[What needs to be done] Reproduce the listing below without changes, except that pictures are left out.

** Start of Stored data **

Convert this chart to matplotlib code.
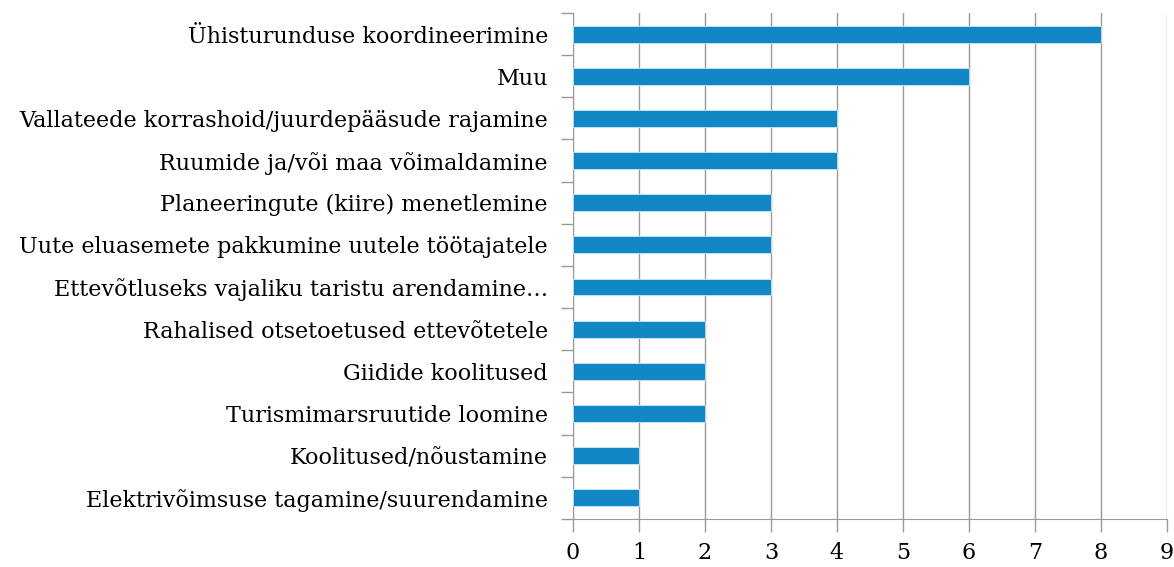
import numpy as np
import matplotlib.pyplot as plt

categories = [
    "Ühisturunduse koordineerimine",
    "Muu",
    "Vallateede korrashoid/juurdepääsude rajamine",
    "Ruumide ja/või maa võimaldamine",
    "Planeeringute (kiire) menetlemine",
    "Uute eluasemete pakkumine uutele töötajatele",
    "Ettevõtluseks vajaliku taristu arendamine…",
    "Rahalised otsetoetused ettevõtetele",
    "Giidide koolitused",
    "Turismimarsruutide loomine",
    "Koolitused/nõustamine",
    "Elektrivõimsuse tagamine/suurendamine",
]
values = [8, 6, 4, 4, 3, 3, 3, 2, 2, 2, 1, 1]

plt.rcParams['font.family'] = ['DejaVu Serif']
grey = '#9a9a9a'

fig = plt.figure(figsize=(11.74, 5.67), dpi=100)
ax = fig.add_axes([0.488, 0.085, 0.506, 0.892])

y = np.arange(len(categories))
ax.barh(y, values, height=0.4, color='#1287c5', edgecolor='#cfe6f3', linewidth=0.6, zorder=3)

ax.set_xlim(0, 9)
ax.set_ylim(len(categories) - 0.5, -0.5)
ax.set_xticks(range(0, 10))
ax.set_yticks(y)
ax.set_yticklabels(categories, fontsize=16)
ax.set_yticks(np.arange(-0.5, len(categories), 1), minor=True)
ax.tick_params(axis='y', which='major', length=0, pad=18)
ax.tick_params(axis='y', which='minor', length=9, color=grey, width=1)
ax.tick_params(axis='x', length=9, color=grey, width=1, labelsize=16, pad=8)
ax.grid(axis='x', color=grey, linewidth=1, zorder=0)

for s in ['top', 'right']:
    ax.spines[s].set_visible(False)
ax.spines['left'].set_color(grey)
ax.spines['bottom'].set_color(grey)

fig.savefig('out.png')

** End of Stored data **

[Written solution]
Convert this chart to matplotlib code.
import numpy as np
import matplotlib.pyplot as plt

categories = [
    "Ühisturunduse koordineerimine",
    "Muu",
    "Vallateede korrashoid/juurdepääsude rajamine",
    "Ruumide ja/või maa võimaldamine",
    "Planeeringute (kiire) menetlemine",
    "Uute eluasemete pakkumine uutele töötajatele",
    "Ettevõtluseks vajaliku taristu arendamine…",
    "Rahalised otsetoetused ettevõtetele",
    "Giidide koolitused",
    "Turismimarsruutide loomine",
    "Koolitused/nõustamine",
    "Elektrivõimsuse tagamine/suurendamine",
]
values = [8, 6, 4, 4, 3, 3, 3, 2, 2, 2, 1, 1]

plt.rcParams['font.family'] = ['DejaVu Serif']
grey = '#9a9a9a'

fig = plt.figure(figsize=(11.74, 5.67), dpi=100)
ax = fig.add_axes([0.488, 0.085, 0.506, 0.892])

y = np.arange(len(categories))
ax.barh(y, values, height=0.4, color='#1287c5', edgecolor='#cfe6f3', linewidth=0.6, zorder=3)

ax.set_xlim(0, 9)
ax.set_ylim(len(categories) - 0.5, -0.5)
ax.set_xticks(range(0, 10))
ax.set_yticks(y)
ax.set_yticklabels(categories, fontsize=16)
ax.set_yticks(np.arange(-0.5, len(categories), 1), minor=True)
ax.tick_params(axis='y', which='major', length=0, pad=18)
ax.tick_params(axis='y', which='minor', length=9, color=grey, width=1)
ax.tick_params(axis='x', length=9, color=grey, width=1, labelsize=16, pad=8)
ax.grid(axis='x', color=grey, linewidth=1, zorder=0)

for s in ['top', 'right']:
    ax.spines[s].set_visible(False)
ax.spines['left'].set_color(grey)
ax.spines['bottom'].set_color(grey)

fig.savefig('out.png')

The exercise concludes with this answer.